» **Records shown**
<<<<
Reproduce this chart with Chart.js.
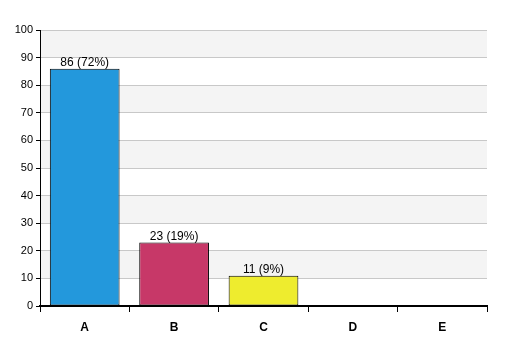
<!DOCTYPE html>
<html><head><meta charset="utf-8">
<script src="https://cdn.jsdelivr.net/npm/chart.js@4"></script>
<style>html,body{margin:0;padding:0;background:#fff}#w{width:507px;height:356px}</style>
</head><body><div id="w"><canvas id="c"></canvas></div>
<script>
const categories = ['A', 'B', 'C', 'D', 'E'];
const counts = [86, 23, 11, 0, 0];
const barColors = ['#2398dc', '#c73868', '#eeec2e', '#888888', '#888888'];
const yTicks = [0, 10, 20, 30, 40, 50, 60, 70, 80, 90, 100];

const total = counts.reduce((a, b) => a + b, 0);

const bands = {
  id: 'bands',
  beforeDraw(chart) {
    const {ctx, chartArea: a, scales: {y}} = chart;
    ctx.save();
    ctx.fillStyle = '#f4f4f4';
    for (let i = 1; i < yTicks.length - 1; i += 2) {
      const t = y.getPixelForValue(yTicks[i + 1]);
      const b = y.getPixelForValue(yTicks[i]);
      ctx.fillRect(a.left, t, a.right - a.left, b - t);
    }
    ctx.restore();
  }
};
const valueLabels = {
  id: 'valueLabels',
  afterDatasetsDraw(chart) {
    const {ctx} = chart;
    const meta = chart.getDatasetMeta(0);
    ctx.save();
    ctx.font = '12px "Liberation Sans", Arial, sans-serif';
    ctx.fillStyle = '#000';
    ctx.textAlign = 'center';
    ctx.textBaseline = 'bottom';
    meta.data.forEach((el, i) => {
      const v = counts[i];
      if (!v) return;
      const pct = Math.round(v / total * 100);
      ctx.fillText(v + ' (' + pct + '%)', el.x, el.y);
    });
    ctx.restore();
  }
};

new Chart(document.getElementById('c'), {
  type: 'bar',
  data: {
    labels: categories,
    datasets: [{
      data: counts,
      backgroundColor: barColors,
      borderColor: '#000',
      borderWidth: 1,
      borderSkipped: false,
      barPercentage: 0.78,
      categoryPercentage: 1
    }]
  },
  options: {
    responsive: true,
    maintainAspectRatio: false,
    animation: false,
    layout: {padding: {top: 30, right: 20, left: 0, bottom: 0}},
    plugins: {legend: {display: false}, tooltip: {enabled: false}},
    scales: {
      x: {
        afterFit(s) { s.height = 50; },
        grid: {offset: true, drawOnChartArea: false, drawTicks: true, tickLength: 6, color: '#000', lineWidth: 1},
        border: {color: '#000', width: 2},
        ticks: {color: '#000', font: {family: '"Liberation Sans", Arial, sans-serif', size: 12, weight: 'bold'}, padding: 8}
      },
      y: {
        min: 0, max: 100,
        afterFit(s) { s.width = 40; },
        afterBuildTicks(s) { s.ticks = yTicks.map(v => ({value: v})); },
        grid: {color: '#c8c8c8', tickColor: '#000', tickLength: 4, lineWidth: 1},
        border: {color: '#000', width: 1},
        ticks: {color: '#000', font: {family: '"Liberation Sans", Arial, sans-serif', size: 11}, padding: 3}
      }
    }
  },
  plugins: [bands, valueLabels]
});
</script>
</body></html>
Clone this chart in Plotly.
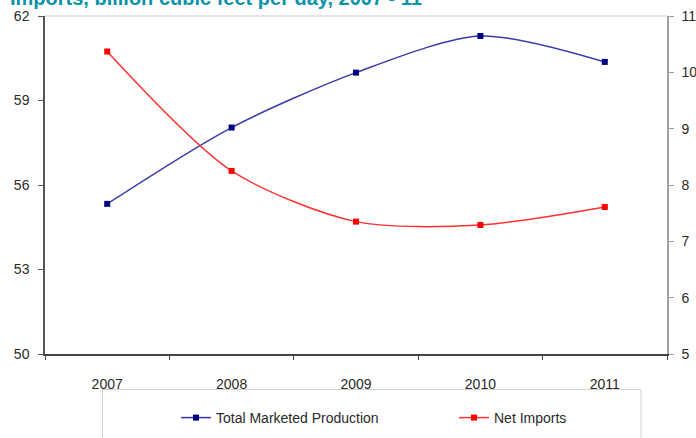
>>>>
» **Written request**
Each record above is to be restated exactly, with its pictures removed from the copy.

» **Finished task**
Reproduce this chart with Chart.js.
<!DOCTYPE html>
<html><head><meta charset="utf-8">
<script src="https://cdn.jsdelivr.net/npm/chart.js@4"></script>
<style>html,body{margin:0;padding:0;background:#fff}#w{width:507px;height:356px}</style>
</head><body><div id="w"><canvas id="c"></canvas></div>
<script>
const categories = ['A', 'B', 'C', 'D', 'E'];
const counts = [86, 23, 11, 0, 0];
const barColors = ['#2398dc', '#c73868', '#eeec2e', '#888888', '#888888'];
const yTicks = [0, 10, 20, 30, 40, 50, 60, 70, 80, 90, 100];

const total = counts.reduce((a, b) => a + b, 0);

const bands = {
  id: 'bands',
  beforeDraw(chart) {
    const {ctx, chartArea: a, scales: {y}} = chart;
    ctx.save();
    ctx.fillStyle = '#f4f4f4';
    for (let i = 1; i < yTicks.length - 1; i += 2) {
      const t = y.getPixelForValue(yTicks[i + 1]);
      const b = y.getPixelForValue(yTicks[i]);
      ctx.fillRect(a.left, t, a.right - a.left, b - t);
    }
    ctx.restore();
  }
};
const valueLabels = {
  id: 'valueLabels',
  afterDatasetsDraw(chart) {
    const {ctx} = chart;
    const meta = chart.getDatasetMeta(0);
    ctx.save();
    ctx.font = '12px "Liberation Sans", Arial, sans-serif';
    ctx.fillStyle = '#000';
    ctx.textAlign = 'center';
    ctx.textBaseline = 'bottom';
    meta.data.forEach((el, i) => {
      const v = counts[i];
      if (!v) return;
      const pct = Math.round(v / total * 100);
      ctx.fillText(v + ' (' + pct + '%)', el.x, el.y);
    });
    ctx.restore();
  }
};

new Chart(document.getElementById('c'), {
  type: 'bar',
  data: {
    labels: categories,
    datasets: [{
      data: counts,
      backgroundColor: barColors,
      borderColor: '#000',
      borderWidth: 1,
      borderSkipped: false,
      barPercentage: 0.78,
      categoryPercentage: 1
    }]
  },
  options: {
    responsive: true,
    maintainAspectRatio: false,
    animation: false,
    layout: {padding: {top: 30, right: 20, left: 0, bottom: 0}},
    plugins: {legend: {display: false}, tooltip: {enabled: false}},
    scales: {
      x: {
        afterFit(s) { s.height = 50; },
        grid: {offset: true, drawOnChartArea: false, drawTicks: true, tickLength: 6, color: '#000', lineWidth: 1},
        border: {color: '#000', width: 2},
        ticks: {color: '#000', font: {family: '"Liberation Sans", Arial, sans-serif', size: 12, weight: 'bold'}, padding: 8}
      },
      y: {
        min: 0, max: 100,
        afterFit(s) { s.width = 40; },
        afterBuildTicks(s) { s.ticks = yTicks.map(v => ({value: v})); },
        grid: {color: '#c8c8c8', tickColor: '#000', tickLength: 4, lineWidth: 1},
        border: {color: '#000', width: 1},
        ticks: {color: '#000', font: {family: '"Liberation Sans", Arial, sans-serif', size: 11}, padding: 3}
      }
    }
  },
  plugins: [bands, valueLabels]
});
</script>
</body></html>
Clone this chart in Plotly.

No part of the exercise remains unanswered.